··· Data excerpt ···

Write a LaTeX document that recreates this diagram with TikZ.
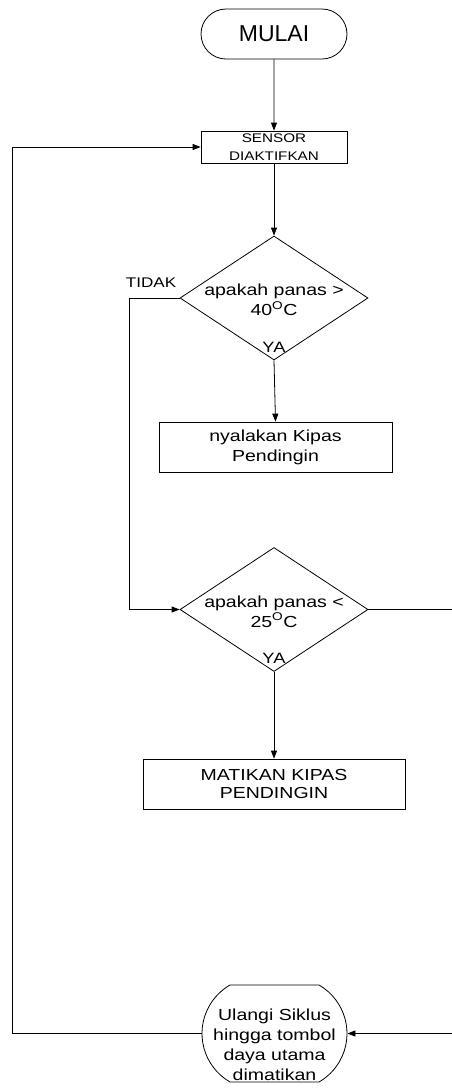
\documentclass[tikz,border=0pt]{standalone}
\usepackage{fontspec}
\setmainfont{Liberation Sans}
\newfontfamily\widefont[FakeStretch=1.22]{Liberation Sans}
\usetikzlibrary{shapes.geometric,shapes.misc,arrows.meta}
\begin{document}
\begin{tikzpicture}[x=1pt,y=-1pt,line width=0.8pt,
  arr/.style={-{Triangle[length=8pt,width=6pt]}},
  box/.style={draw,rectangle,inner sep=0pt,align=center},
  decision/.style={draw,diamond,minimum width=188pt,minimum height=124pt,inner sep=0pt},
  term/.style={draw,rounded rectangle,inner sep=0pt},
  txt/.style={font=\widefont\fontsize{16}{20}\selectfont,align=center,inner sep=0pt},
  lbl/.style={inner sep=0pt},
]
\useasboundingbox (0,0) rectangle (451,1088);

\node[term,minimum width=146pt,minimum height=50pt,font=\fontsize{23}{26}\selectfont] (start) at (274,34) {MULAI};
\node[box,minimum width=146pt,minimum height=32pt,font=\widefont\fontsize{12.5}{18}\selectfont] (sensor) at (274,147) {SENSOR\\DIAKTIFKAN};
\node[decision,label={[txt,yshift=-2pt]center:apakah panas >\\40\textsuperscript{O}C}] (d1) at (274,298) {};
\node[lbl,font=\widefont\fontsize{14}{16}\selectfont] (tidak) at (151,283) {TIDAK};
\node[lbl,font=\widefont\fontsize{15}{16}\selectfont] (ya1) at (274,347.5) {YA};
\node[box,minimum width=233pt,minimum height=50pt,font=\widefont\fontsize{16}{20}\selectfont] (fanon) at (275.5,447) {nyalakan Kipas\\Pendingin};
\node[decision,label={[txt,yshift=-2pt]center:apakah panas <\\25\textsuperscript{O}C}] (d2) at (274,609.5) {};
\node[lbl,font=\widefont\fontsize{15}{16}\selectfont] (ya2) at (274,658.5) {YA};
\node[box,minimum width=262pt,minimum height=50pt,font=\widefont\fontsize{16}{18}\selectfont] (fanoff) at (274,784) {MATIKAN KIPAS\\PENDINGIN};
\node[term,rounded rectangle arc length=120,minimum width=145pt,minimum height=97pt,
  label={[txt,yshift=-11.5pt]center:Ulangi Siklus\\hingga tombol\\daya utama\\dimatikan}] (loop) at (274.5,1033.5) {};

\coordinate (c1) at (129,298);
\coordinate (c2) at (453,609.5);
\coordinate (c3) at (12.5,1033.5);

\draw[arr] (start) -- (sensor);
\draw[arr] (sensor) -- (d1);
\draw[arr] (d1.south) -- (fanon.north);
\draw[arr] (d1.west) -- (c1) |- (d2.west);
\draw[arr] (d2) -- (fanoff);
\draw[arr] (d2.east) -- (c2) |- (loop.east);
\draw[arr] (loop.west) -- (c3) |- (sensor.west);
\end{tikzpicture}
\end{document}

···

### Stated exercise:
Exactly as written, return every line of the listing, but not the pictures.

### Written response:
Write a LaTeX document that recreates this diagram with TikZ.
\documentclass[tikz,border=0pt]{standalone}
\usepackage{fontspec}
\setmainfont{Liberation Sans}
\newfontfamily\widefont[FakeStretch=1.22]{Liberation Sans}
\usetikzlibrary{shapes.geometric,shapes.misc,arrows.meta}
\begin{document}
\begin{tikzpicture}[x=1pt,y=-1pt,line width=0.8pt,
  arr/.style={-{Triangle[length=8pt,width=6pt]}},
  box/.style={draw,rectangle,inner sep=0pt,align=center},
  decision/.style={draw,diamond,minimum width=188pt,minimum height=124pt,inner sep=0pt},
  term/.style={draw,rounded rectangle,inner sep=0pt},
  txt/.style={font=\widefont\fontsize{16}{20}\selectfont,align=center,inner sep=0pt},
  lbl/.style={inner sep=0pt},
]
\useasboundingbox (0,0) rectangle (451,1088);

\node[term,minimum width=146pt,minimum height=50pt,font=\fontsize{23}{26}\selectfont] (start) at (274,34) {MULAI};
\node[box,minimum width=146pt,minimum height=32pt,font=\widefont\fontsize{12.5}{18}\selectfont] (sensor) at (274,147) {SENSOR\\DIAKTIFKAN};
\node[decision,label={[txt,yshift=-2pt]center:apakah panas >\\40\textsuperscript{O}C}] (d1) at (274,298) {};
\node[lbl,font=\widefont\fontsize{14}{16}\selectfont] (tidak) at (151,283) {TIDAK};
\node[lbl,font=\widefont\fontsize{15}{16}\selectfont] (ya1) at (274,347.5) {YA};
\node[box,minimum width=233pt,minimum height=50pt,font=\widefont\fontsize{16}{20}\selectfont] (fanon) at (275.5,447) {nyalakan Kipas\\Pendingin};
\node[decision,label={[txt,yshift=-2pt]center:apakah panas <\\25\textsuperscript{O}C}] (d2) at (274,609.5) {};
\node[lbl,font=\widefont\fontsize{15}{16}\selectfont] (ya2) at (274,658.5) {YA};
\node[box,minimum width=262pt,minimum height=50pt,font=\widefont\fontsize{16}{18}\selectfont] (fanoff) at (274,784) {MATIKAN KIPAS\\PENDINGIN};
\node[term,rounded rectangle arc length=120,minimum width=145pt,minimum height=97pt,
  label={[txt,yshift=-11.5pt]center:Ulangi Siklus\\hingga tombol\\daya utama\\dimatikan}] (loop) at (274.5,1033.5) {};

\coordinate (c1) at (129,298);
\coordinate (c2) at (453,609.5);
\coordinate (c3) at (12.5,1033.5);

\draw[arr] (start) -- (sensor);
\draw[arr] (sensor) -- (d1);
\draw[arr] (d1.south) -- (fanon.north);
\draw[arr] (d1.west) -- (c1) |- (d2.west);
\draw[arr] (d2) -- (fanoff);
\draw[arr] (d2.east) -- (c2) |- (loop.east);
\draw[arr] (loop.west) -- (c3) |- (sensor.west);
\end{tikzpicture}
\end{document}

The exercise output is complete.